[Directive]: Write out the entire listing below exactly as it appears, minus any pictures.
==*==
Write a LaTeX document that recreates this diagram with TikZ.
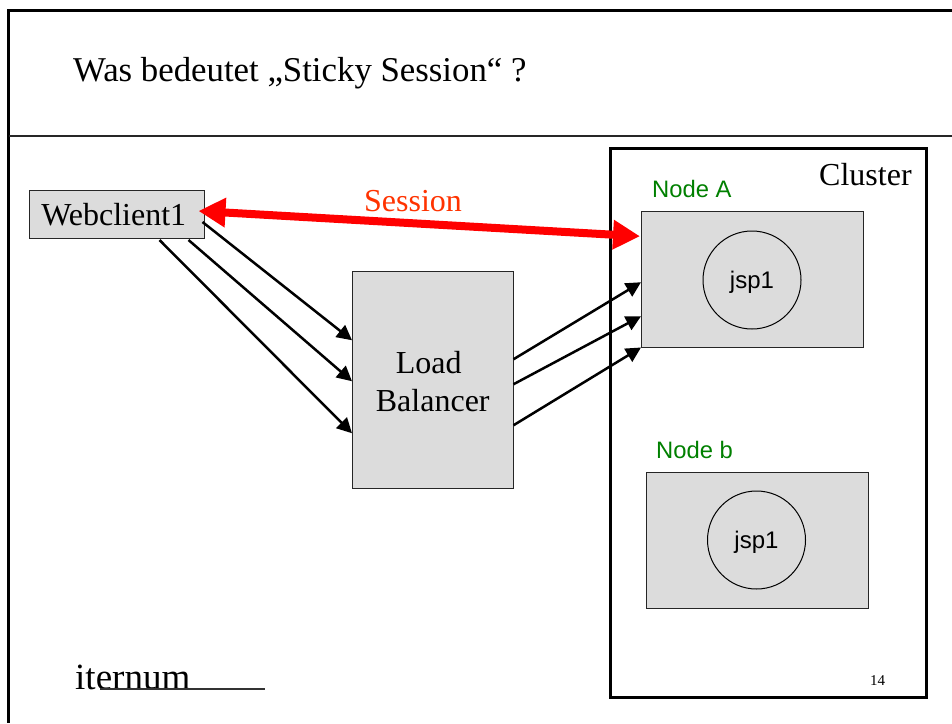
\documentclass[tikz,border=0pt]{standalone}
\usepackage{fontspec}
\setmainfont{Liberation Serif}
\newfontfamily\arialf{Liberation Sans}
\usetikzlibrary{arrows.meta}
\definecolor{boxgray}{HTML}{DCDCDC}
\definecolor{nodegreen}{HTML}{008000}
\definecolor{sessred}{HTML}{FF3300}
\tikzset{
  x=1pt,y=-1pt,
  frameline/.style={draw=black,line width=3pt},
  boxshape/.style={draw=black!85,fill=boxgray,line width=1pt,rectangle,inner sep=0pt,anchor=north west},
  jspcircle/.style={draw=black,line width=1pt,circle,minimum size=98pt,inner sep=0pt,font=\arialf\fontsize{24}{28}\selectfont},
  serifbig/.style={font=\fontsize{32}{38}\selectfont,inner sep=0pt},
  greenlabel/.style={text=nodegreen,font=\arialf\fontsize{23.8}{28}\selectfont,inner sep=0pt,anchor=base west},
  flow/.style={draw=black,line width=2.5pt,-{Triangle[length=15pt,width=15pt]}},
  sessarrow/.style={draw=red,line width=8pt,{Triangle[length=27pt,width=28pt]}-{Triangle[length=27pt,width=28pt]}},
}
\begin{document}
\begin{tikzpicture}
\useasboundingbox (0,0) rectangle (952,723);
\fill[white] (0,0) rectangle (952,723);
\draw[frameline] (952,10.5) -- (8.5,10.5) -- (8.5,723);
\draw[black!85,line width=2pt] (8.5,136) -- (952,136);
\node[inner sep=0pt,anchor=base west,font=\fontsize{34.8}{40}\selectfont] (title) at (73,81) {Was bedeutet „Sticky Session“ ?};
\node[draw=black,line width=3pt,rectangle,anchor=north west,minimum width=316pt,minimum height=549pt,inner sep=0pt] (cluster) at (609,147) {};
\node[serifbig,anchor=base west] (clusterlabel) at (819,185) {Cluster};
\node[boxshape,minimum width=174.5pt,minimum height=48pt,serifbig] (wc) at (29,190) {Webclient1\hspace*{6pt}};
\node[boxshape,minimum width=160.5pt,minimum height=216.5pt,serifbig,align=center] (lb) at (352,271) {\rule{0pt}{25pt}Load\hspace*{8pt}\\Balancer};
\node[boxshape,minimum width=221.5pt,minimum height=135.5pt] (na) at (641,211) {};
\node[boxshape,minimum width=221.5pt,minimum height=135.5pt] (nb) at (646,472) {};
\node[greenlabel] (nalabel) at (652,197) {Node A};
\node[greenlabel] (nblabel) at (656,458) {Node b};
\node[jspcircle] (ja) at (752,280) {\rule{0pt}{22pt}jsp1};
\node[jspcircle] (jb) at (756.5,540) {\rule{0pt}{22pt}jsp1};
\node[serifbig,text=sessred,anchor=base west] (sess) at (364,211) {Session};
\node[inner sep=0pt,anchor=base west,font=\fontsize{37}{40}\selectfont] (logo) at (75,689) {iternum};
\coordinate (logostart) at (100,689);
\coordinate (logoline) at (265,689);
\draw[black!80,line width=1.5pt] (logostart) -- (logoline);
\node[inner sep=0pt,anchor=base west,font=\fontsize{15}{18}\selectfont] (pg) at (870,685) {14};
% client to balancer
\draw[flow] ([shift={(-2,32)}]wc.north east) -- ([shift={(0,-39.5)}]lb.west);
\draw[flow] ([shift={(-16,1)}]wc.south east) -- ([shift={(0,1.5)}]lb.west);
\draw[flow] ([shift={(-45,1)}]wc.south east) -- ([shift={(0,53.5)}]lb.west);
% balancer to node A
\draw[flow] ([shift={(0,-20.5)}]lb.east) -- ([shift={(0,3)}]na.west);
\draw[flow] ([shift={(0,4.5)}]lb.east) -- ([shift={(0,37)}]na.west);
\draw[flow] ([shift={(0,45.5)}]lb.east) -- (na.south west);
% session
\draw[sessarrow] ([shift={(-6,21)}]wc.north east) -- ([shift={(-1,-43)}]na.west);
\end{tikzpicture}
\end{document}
==*==
[Result of the task]:
Write a LaTeX document that recreates this diagram with TikZ.
\documentclass[tikz,border=0pt]{standalone}
\usepackage{fontspec}
\setmainfont{Liberation Serif}
\newfontfamily\arialf{Liberation Sans}
\usetikzlibrary{arrows.meta}
\definecolor{boxgray}{HTML}{DCDCDC}
\definecolor{nodegreen}{HTML}{008000}
\definecolor{sessred}{HTML}{FF3300}
\tikzset{
  x=1pt,y=-1pt,
  frameline/.style={draw=black,line width=3pt},
  boxshape/.style={draw=black!85,fill=boxgray,line width=1pt,rectangle,inner sep=0pt,anchor=north west},
  jspcircle/.style={draw=black,line width=1pt,circle,minimum size=98pt,inner sep=0pt,font=\arialf\fontsize{24}{28}\selectfont},
  serifbig/.style={font=\fontsize{32}{38}\selectfont,inner sep=0pt},
  greenlabel/.style={text=nodegreen,font=\arialf\fontsize{23.8}{28}\selectfont,inner sep=0pt,anchor=base west},
  flow/.style={draw=black,line width=2.5pt,-{Triangle[length=15pt,width=15pt]}},
  sessarrow/.style={draw=red,line width=8pt,{Triangle[length=27pt,width=28pt]}-{Triangle[length=27pt,width=28pt]}},
}
\begin{document}
\begin{tikzpicture}
\useasboundingbox (0,0) rectangle (952,723);
\fill[white] (0,0) rectangle (952,723);
\draw[frameline] (952,10.5) -- (8.5,10.5) -- (8.5,723);
\draw[black!85,line width=2pt] (8.5,136) -- (952,136);
\node[inner sep=0pt,anchor=base west,font=\fontsize{34.8}{40}\selectfont] (title) at (73,81) {Was bedeutet „Sticky Session“ ?};
\node[draw=black,line width=3pt,rectangle,anchor=north west,minimum width=316pt,minimum height=549pt,inner sep=0pt] (cluster) at (609,147) {};
\node[serifbig,anchor=base west] (clusterlabel) at (819,185) {Cluster};
\node[boxshape,minimum width=174.5pt,minimum height=48pt,serifbig] (wc) at (29,190) {Webclient1\hspace*{6pt}};
\node[boxshape,minimum width=160.5pt,minimum height=216.5pt,serifbig,align=center] (lb) at (352,271) {\rule{0pt}{25pt}Load\hspace*{8pt}\\Balancer};
\node[boxshape,minimum width=221.5pt,minimum height=135.5pt] (na) at (641,211) {};
\node[boxshape,minimum width=221.5pt,minimum height=135.5pt] (nb) at (646,472) {};
\node[greenlabel] (nalabel) at (652,197) {Node A};
\node[greenlabel] (nblabel) at (656,458) {Node b};
\node[jspcircle] (ja) at (752,280) {\rule{0pt}{22pt}jsp1};
\node[jspcircle] (jb) at (756.5,540) {\rule{0pt}{22pt}jsp1};
\node[serifbig,text=sessred,anchor=base west] (sess) at (364,211) {Session};
\node[inner sep=0pt,anchor=base west,font=\fontsize{37}{40}\selectfont] (logo) at (75,689) {iternum};
\coordinate (logostart) at (100,689);
\coordinate (logoline) at (265,689);
\draw[black!80,line width=1.5pt] (logostart) -- (logoline);
\node[inner sep=0pt,anchor=base west,font=\fontsize{15}{18}\selectfont] (pg) at (870,685) {14};
% client to balancer
\draw[flow] ([shift={(-2,32)}]wc.north east) -- ([shift={(0,-39.5)}]lb.west);
\draw[flow] ([shift={(-16,1)}]wc.south east) -- ([shift={(0,1.5)}]lb.west);
\draw[flow] ([shift={(-45,1)}]wc.south east) -- ([shift={(0,53.5)}]lb.west);
% balancer to node A
\draw[flow] ([shift={(0,-20.5)}]lb.east) -- ([shift={(0,3)}]na.west);
\draw[flow] ([shift={(0,4.5)}]lb.east) -- ([shift={(0,37)}]na.west);
\draw[flow] ([shift={(0,45.5)}]lb.east) -- (na.south west);
% session
\draw[sessarrow] ([shift={(-6,21)}]wc.north east) -- ([shift={(-1,-43)}]na.west);
\end{tikzpicture}
\end{document}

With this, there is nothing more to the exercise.